Background: The diagnosis and efficacy evaluation of methamphetamine use disorder (MUD) have long relied on subjective scales, lacking objective biomarkers. Current metabolite detection methods only reflect short-term drug exposure and fail to assess chronic neural damage. EEG microstate analysis captures spatiotemporal dynamic features of resting-state brain activity, offering a novel approach for addiction identification when combined with machine learning.

Objective: To reveal EEG microstate characteristics in methamphetamine users and their association with drug craving, and to construct a machine learning-based classification model for addiction identification.
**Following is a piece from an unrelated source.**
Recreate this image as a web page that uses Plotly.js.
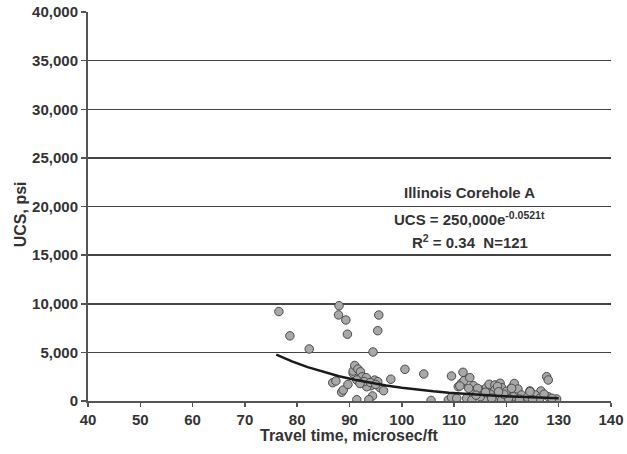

Methods: Resting-state EEG data were collected from 59 individuals with MUD and 48 healthy controls. Microstate parameters (duration, frequency, coverage, etc.) were analyzed and correlated with craving scores (Desires for Drug Questionnaire, DDQ). Machine learning models—Random Forest (RF), Support Vector Machine (SVM), Adaptive Boosting (AdaBoost), and Convolutional Neural Network (CNN)—were developed using significantly differentiated microstate features, with performance evaluated via 10-fold cross-validation.

Results:

  1. Microstate Features: The MUD group exhibited significantly higher occurrence frequency, mean correlation, and global explained variance (GEV) of microstates, along with shorter durations (all p < 0.01), demonstrating a "high-frequency, short-duration" pattern. The GEV of microstate B independently predicted total craving scores (β = 0.274, p = 0.036). Microstate C frequency positively correlated with the negative reinforcement dimension, while microstate D duration showed a negative correlation.
  2. Classification Models: CNN achieved the highest accuracy (92%, sensitivity 100%). AdaBoost demonstrated optimal robustness (F1-score 88%). SVM and RF underperformed due to low sensitivity in identifying the healthy group.

Conclusion: Methamphetamine users’ EEG microstate features reflect compensatory hyperactivation of the visual network and inhibition of the executive control network, validating the impaired response inhibition and salience attribution (iRISA) model. Microstate B serves as a potential biomarker for craving assessment, while the CNN-based model provides a novel tool for objective diagnosis. This study establishes an electrophysiological foundation for understanding addiction mechanisms and advancing precision interventions.